#### Task prompt:
Skip the pictures and extract all of the lines exactly as written.
begin Provided material
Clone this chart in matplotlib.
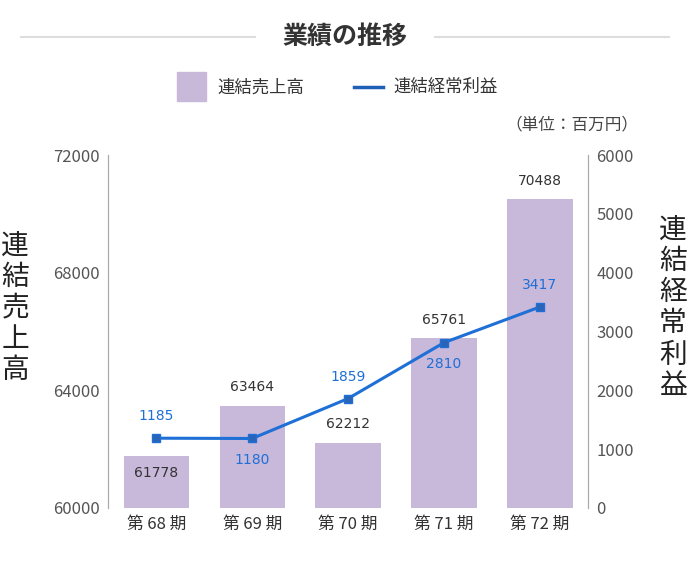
import matplotlib.pyplot as plt
import numpy as np

plt.rcParams['font.family'] = 'Noto Sans CJK JP'

periods = ['第 68 期', '第 69 期', '第 70 期', '第 71 期', '第 72 期']
sales = [61778, 63464, 62212, 65761, 70488]
profit = [1185, 1180, 1859, 2810, 3417]
profit_below = [False, True, False, True, False]

fig = plt.figure(figsize=(6.9, 5.7), dpi=100)
ax = fig.add_axes([0.157, 0.109, 0.695, 0.619])
ax2 = ax.twinx()

x = np.arange(len(periods))
ax.bar(x, [s - 60000 for s in sales], bottom=60000, width=0.68, color='#c8b8da', zorder=2)
ax.set_ylim(60000, 72000)
ax.set_yticks([60000, 64000, 68000, 72000])
ax.set_xlim(-0.5, 4.5)
ax.set_xticks(x)
ax.set_xticklabels(periods)
for i, s in enumerate(sales):
    if s < 62000:
        ax.text(i, s - 350, str(s), ha='center', va='top', fontsize=10,
                color='#333333', family='DejaVu Sans')
    else:
        ax.text(i, s + 400, str(s), ha='center', va='bottom', fontsize=10,
                color='#333333', family='DejaVu Sans')

ax2.plot(x, profit, color='#1e6fd6', lw=2.2, marker='s', ms=6,
         markerfacecolor='#2a64b8', markeredgecolor='#1e6fd6', zorder=3)
ax2.set_ylim(0, 6000)
ax2.set_yticks(range(0, 6001, 1000))
for i, p in enumerate(profit):
    if profit_below[i]:
        ax2.text(i, p - 250, str(p), ha='center', va='top', fontsize=10,
                 color='#1e6fd6', family='DejaVu Sans')
    else:
        ax2.text(i, p + 250, str(p), ha='center', va='bottom', fontsize=10,
                 color='#1e6fd6', family='DejaVu Sans')

for a in (ax, ax2):
    a.spines['top'].set_visible(False)
    a.spines['bottom'].set_visible(False)
    a.spines['left'].set_color('#aaaaaa')
    a.spines['right'].set_color('#aaaaaa')
    a.tick_params(length=0, labelsize=12, colors='#555555', pad=6)
ax.tick_params(axis='x', colors='#333333', labelsize=12)

fig.text(0.022, 0.46, '\n'.join('連結売上高'), fontsize=20, ha='center', va='center',
         linespacing=1.05, color='#222222')
fig.text(0.975, 0.46, '\n'.join('連結経常利益'), fontsize=20, ha='center', va='center',
         linespacing=1.05, color='#222222')

fig.text(0.5, 0.935, '業績の推移', fontsize=18, fontweight='bold', ha='center', va='center', color='#333333')
fig.add_artist(plt.Line2D([0.03, 0.37], [0.935, 0.935], color='#dddddd', lw=1.5))
fig.add_artist(plt.Line2D([0.63, 0.97], [0.935, 0.935], color='#dddddd', lw=1.5))

fig.add_artist(plt.Rectangle((0.257, 0.823), 0.042, 0.05, color='#c8b8da'))
fig.text(0.315, 0.847, '連結売上高', fontsize=12.5, va='center', color='#333333')
fig.add_artist(plt.Line2D([0.513, 0.555], [0.847, 0.847], color='#1e5fb8', lw=2.5))
fig.text(0.57, 0.847, '連結経常利益', fontsize=12.5, va='center', color='#333333')
fig.text(0.925, 0.78, '（単位：百万円）', fontsize=12, ha='right', va='center', color='#444444')

fig.savefig('out.png', dpi=100)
end Provided material
#### Solution:
Clone this chart in matplotlib.
import matplotlib.pyplot as plt
import numpy as np

plt.rcParams['font.family'] = 'Noto Sans CJK JP'

periods = ['第 68 期', '第 69 期', '第 70 期', '第 71 期', '第 72 期']
sales = [61778, 63464, 62212, 65761, 70488]
profit = [1185, 1180, 1859, 2810, 3417]
profit_below = [False, True, False, True, False]

fig = plt.figure(figsize=(6.9, 5.7), dpi=100)
ax = fig.add_axes([0.157, 0.109, 0.695, 0.619])
ax2 = ax.twinx()

x = np.arange(len(periods))
ax.bar(x, [s - 60000 for s in sales], bottom=60000, width=0.68, color='#c8b8da', zorder=2)
ax.set_ylim(60000, 72000)
ax.set_yticks([60000, 64000, 68000, 72000])
ax.set_xlim(-0.5, 4.5)
ax.set_xticks(x)
ax.set_xticklabels(periods)
for i, s in enumerate(sales):
    if s < 62000:
        ax.text(i, s - 350, str(s), ha='center', va='top', fontsize=10,
                color='#333333', family='DejaVu Sans')
    else:
        ax.text(i, s + 400, str(s), ha='center', va='bottom', fontsize=10,
                color='#333333', family='DejaVu Sans')

ax2.plot(x, profit, color='#1e6fd6', lw=2.2, marker='s', ms=6,
         markerfacecolor='#2a64b8', markeredgecolor='#1e6fd6', zorder=3)
ax2.set_ylim(0, 6000)
ax2.set_yticks(range(0, 6001, 1000))
for i, p in enumerate(profit):
    if profit_below[i]:
        ax2.text(i, p - 250, str(p), ha='center', va='top', fontsize=10,
                 color='#1e6fd6', family='DejaVu Sans')
    else:
        ax2.text(i, p + 250, str(p), ha='center', va='bottom', fontsize=10,
                 color='#1e6fd6', family='DejaVu Sans')

for a in (ax, ax2):
    a.spines['top'].set_visible(False)
    a.spines['bottom'].set_visible(False)
    a.spines['left'].set_color('#aaaaaa')
    a.spines['right'].set_color('#aaaaaa')
    a.tick_params(length=0, labelsize=12, colors='#555555', pad=6)
ax.tick_params(axis='x', colors='#333333', labelsize=12)

fig.text(0.022, 0.46, '\n'.join('連結売上高'), fontsize=20, ha='center', va='center',
         linespacing=1.05, color='#222222')
fig.text(0.975, 0.46, '\n'.join('連結経常利益'), fontsize=20, ha='center', va='center',
         linespacing=1.05, color='#222222')

fig.text(0.5, 0.935, '業績の推移', fontsize=18, fontweight='bold', ha='center', va='center', color='#333333')
fig.add_artist(plt.Line2D([0.03, 0.37], [0.935, 0.935], color='#dddddd', lw=1.5))
fig.add_artist(plt.Line2D([0.63, 0.97], [0.935, 0.935], color='#dddddd', lw=1.5))

fig.add_artist(plt.Rectangle((0.257, 0.823), 0.042, 0.05, color='#c8b8da'))
fig.text(0.315, 0.847, '連結売上高', fontsize=12.5, va='center', color='#333333')
fig.add_artist(plt.Line2D([0.513, 0.555], [0.847, 0.847], color='#1e5fb8', lw=2.5))
fig.text(0.57, 0.847, '連結経常利益', fontsize=12.5, va='center', color='#333333')
fig.text(0.925, 0.78, '（単位：百万円）', fontsize=12, ha='right', va='center', color='#444444')

fig.savefig('out.png', dpi=100)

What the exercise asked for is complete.